» GIVEN PROBLEM:
Produce an exact transcription of the listing below, omitting the pictures.

▶

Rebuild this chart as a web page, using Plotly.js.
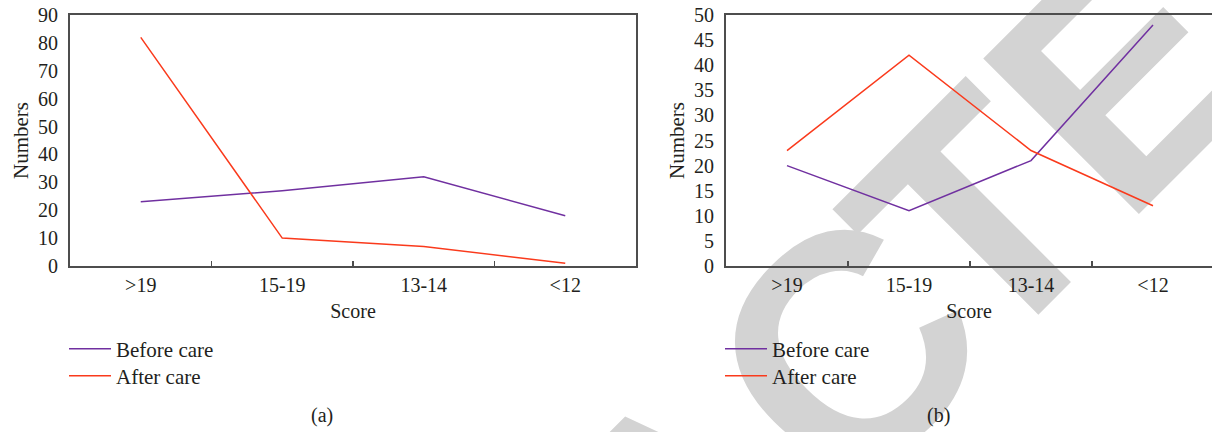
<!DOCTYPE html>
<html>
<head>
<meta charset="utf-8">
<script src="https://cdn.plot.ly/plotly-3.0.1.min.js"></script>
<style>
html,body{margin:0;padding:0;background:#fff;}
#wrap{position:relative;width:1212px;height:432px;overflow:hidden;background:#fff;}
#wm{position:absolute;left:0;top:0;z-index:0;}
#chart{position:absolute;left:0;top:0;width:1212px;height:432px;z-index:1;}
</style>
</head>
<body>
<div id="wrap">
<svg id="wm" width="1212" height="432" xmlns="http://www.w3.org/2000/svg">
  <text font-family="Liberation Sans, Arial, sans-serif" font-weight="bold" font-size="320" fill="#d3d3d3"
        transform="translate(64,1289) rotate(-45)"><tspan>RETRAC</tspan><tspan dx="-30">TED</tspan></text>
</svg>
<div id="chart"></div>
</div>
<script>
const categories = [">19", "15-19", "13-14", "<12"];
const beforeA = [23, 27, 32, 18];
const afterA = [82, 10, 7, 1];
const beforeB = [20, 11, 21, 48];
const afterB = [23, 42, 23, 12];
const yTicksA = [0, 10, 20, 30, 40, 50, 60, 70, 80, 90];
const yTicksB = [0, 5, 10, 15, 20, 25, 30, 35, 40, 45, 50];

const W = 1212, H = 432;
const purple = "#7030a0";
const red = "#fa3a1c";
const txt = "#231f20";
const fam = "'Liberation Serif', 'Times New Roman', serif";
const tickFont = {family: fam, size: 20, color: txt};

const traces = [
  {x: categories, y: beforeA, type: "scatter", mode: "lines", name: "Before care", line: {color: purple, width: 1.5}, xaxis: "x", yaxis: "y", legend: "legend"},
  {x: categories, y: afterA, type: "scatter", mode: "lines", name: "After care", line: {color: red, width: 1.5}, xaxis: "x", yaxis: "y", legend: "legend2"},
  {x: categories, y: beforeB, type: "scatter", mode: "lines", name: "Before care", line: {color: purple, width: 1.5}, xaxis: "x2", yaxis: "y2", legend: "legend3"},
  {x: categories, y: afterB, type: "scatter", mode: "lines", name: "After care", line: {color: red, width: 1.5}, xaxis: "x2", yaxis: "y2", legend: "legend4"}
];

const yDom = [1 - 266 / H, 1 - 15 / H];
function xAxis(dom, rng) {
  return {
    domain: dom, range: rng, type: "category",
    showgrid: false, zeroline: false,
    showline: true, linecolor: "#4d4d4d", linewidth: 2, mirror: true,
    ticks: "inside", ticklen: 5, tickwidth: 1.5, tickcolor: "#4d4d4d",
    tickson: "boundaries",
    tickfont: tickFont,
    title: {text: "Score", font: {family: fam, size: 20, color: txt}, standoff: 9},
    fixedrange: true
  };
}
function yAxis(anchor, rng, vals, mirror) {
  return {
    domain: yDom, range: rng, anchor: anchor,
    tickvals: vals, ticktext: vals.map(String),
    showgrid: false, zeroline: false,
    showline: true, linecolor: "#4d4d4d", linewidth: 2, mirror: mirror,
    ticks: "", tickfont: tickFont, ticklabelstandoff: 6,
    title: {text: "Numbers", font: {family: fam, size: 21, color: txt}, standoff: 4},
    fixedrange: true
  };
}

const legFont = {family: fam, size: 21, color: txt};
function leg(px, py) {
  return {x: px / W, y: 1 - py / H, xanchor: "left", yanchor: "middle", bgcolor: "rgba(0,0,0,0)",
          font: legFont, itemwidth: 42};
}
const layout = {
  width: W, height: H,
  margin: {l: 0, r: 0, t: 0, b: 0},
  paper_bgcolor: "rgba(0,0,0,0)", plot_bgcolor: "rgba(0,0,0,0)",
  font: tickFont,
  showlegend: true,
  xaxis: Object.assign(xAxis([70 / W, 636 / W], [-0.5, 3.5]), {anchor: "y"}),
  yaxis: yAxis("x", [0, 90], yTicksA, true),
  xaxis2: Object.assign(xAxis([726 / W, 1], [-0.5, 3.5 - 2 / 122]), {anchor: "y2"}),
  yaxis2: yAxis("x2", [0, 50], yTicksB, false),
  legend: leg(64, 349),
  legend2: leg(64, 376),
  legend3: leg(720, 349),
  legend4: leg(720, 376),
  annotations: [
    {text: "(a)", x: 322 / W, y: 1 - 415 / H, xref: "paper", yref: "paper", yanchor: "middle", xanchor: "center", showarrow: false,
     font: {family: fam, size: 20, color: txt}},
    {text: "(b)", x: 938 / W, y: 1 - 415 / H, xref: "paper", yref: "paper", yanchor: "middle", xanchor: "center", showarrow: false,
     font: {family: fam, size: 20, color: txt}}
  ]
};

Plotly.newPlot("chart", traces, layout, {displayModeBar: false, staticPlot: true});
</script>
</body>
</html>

◀

» WORKED SOLUTION:
Rebuild this chart as a web page, using Plotly.js.
<!DOCTYPE html>
<html>
<head>
<meta charset="utf-8">
<script src="https://cdn.plot.ly/plotly-3.0.1.min.js"></script>
<style>
html,body{margin:0;padding:0;background:#fff;}
#wrap{position:relative;width:1212px;height:432px;overflow:hidden;background:#fff;}
#wm{position:absolute;left:0;top:0;z-index:0;}
#chart{position:absolute;left:0;top:0;width:1212px;height:432px;z-index:1;}
</style>
</head>
<body>
<div id="wrap">
<svg id="wm" width="1212" height="432" xmlns="http://www.w3.org/2000/svg">
  <text font-family="Liberation Sans, Arial, sans-serif" font-weight="bold" font-size="320" fill="#d3d3d3"
        transform="translate(64,1289) rotate(-45)"><tspan>RETRAC</tspan><tspan dx="-30">TED</tspan></text>
</svg>
<div id="chart"></div>
</div>
<script>
const categories = [">19", "15-19", "13-14", "<12"];
const beforeA = [23, 27, 32, 18];
const afterA = [82, 10, 7, 1];
const beforeB = [20, 11, 21, 48];
const afterB = [23, 42, 23, 12];
const yTicksA = [0, 10, 20, 30, 40, 50, 60, 70, 80, 90];
const yTicksB = [0, 5, 10, 15, 20, 25, 30, 35, 40, 45, 50];

const W = 1212, H = 432;
const purple = "#7030a0";
const red = "#fa3a1c";
const txt = "#231f20";
const fam = "'Liberation Serif', 'Times New Roman', serif";
const tickFont = {family: fam, size: 20, color: txt};

const traces = [
  {x: categories, y: beforeA, type: "scatter", mode: "lines", name: "Before care", line: {color: purple, width: 1.5}, xaxis: "x", yaxis: "y", legend: "legend"},
  {x: categories, y: afterA, type: "scatter", mode: "lines", name: "After care", line: {color: red, width: 1.5}, xaxis: "x", yaxis: "y", legend: "legend2"},
  {x: categories, y: beforeB, type: "scatter", mode: "lines", name: "Before care", line: {color: purple, width: 1.5}, xaxis: "x2", yaxis: "y2", legend: "legend3"},
  {x: categories, y: afterB, type: "scatter", mode: "lines", name: "After care", line: {color: red, width: 1.5}, xaxis: "x2", yaxis: "y2", legend: "legend4"}
];

const yDom = [1 - 266 / H, 1 - 15 / H];
function xAxis(dom, rng) {
  return {
    domain: dom, range: rng, type: "category",
    showgrid: false, zeroline: false,
    showline: true, linecolor: "#4d4d4d", linewidth: 2, mirror: true,
    ticks: "inside", ticklen: 5, tickwidth: 1.5, tickcolor: "#4d4d4d",
    tickson: "boundaries",
    tickfont: tickFont,
    title: {text: "Score", font: {family: fam, size: 20, color: txt}, standoff: 9},
    fixedrange: true
  };
}
function yAxis(anchor, rng, vals, mirror) {
  return {
    domain: yDom, range: rng, anchor: anchor,
    tickvals: vals, ticktext: vals.map(String),
    showgrid: false, zeroline: false,
    showline: true, linecolor: "#4d4d4d", linewidth: 2, mirror: mirror,
    ticks: "", tickfont: tickFont, ticklabelstandoff: 6,
    title: {text: "Numbers", font: {family: fam, size: 21, color: txt}, standoff: 4},
    fixedrange: true
  };
}

const legFont = {family: fam, size: 21, color: txt};
function leg(px, py) {
  return {x: px / W, y: 1 - py / H, xanchor: "left", yanchor: "middle", bgcolor: "rgba(0,0,0,0)",
          font: legFont, itemwidth: 42};
}
const layout = {
  width: W, height: H,
  margin: {l: 0, r: 0, t: 0, b: 0},
  paper_bgcolor: "rgba(0,0,0,0)", plot_bgcolor: "rgba(0,0,0,0)",
  font: tickFont,
  showlegend: true,
  xaxis: Object.assign(xAxis([70 / W, 636 / W], [-0.5, 3.5]), {anchor: "y"}),
  yaxis: yAxis("x", [0, 90], yTicksA, true),
  xaxis2: Object.assign(xAxis([726 / W, 1], [-0.5, 3.5 - 2 / 122]), {anchor: "y2"}),
  yaxis2: yAxis("x2", [0, 50], yTicksB, false),
  legend: leg(64, 349),
  legend2: leg(64, 376),
  legend3: leg(720, 349),
  legend4: leg(720, 376),
  annotations: [
    {text: "(a)", x: 322 / W, y: 1 - 415 / H, xref: "paper", yref: "paper", yanchor: "middle", xanchor: "center", showarrow: false,
     font: {family: fam, size: 20, color: txt}},
    {text: "(b)", x: 938 / W, y: 1 - 415 / H, xref: "paper", yref: "paper", yanchor: "middle", xanchor: "center", showarrow: false,
     font: {family: fam, size: 20, color: txt}}
  ]
};

Plotly.newPlot("chart", traces, layout, {displayModeBar: false, staticPlot: true});
</script>
</body>
</html>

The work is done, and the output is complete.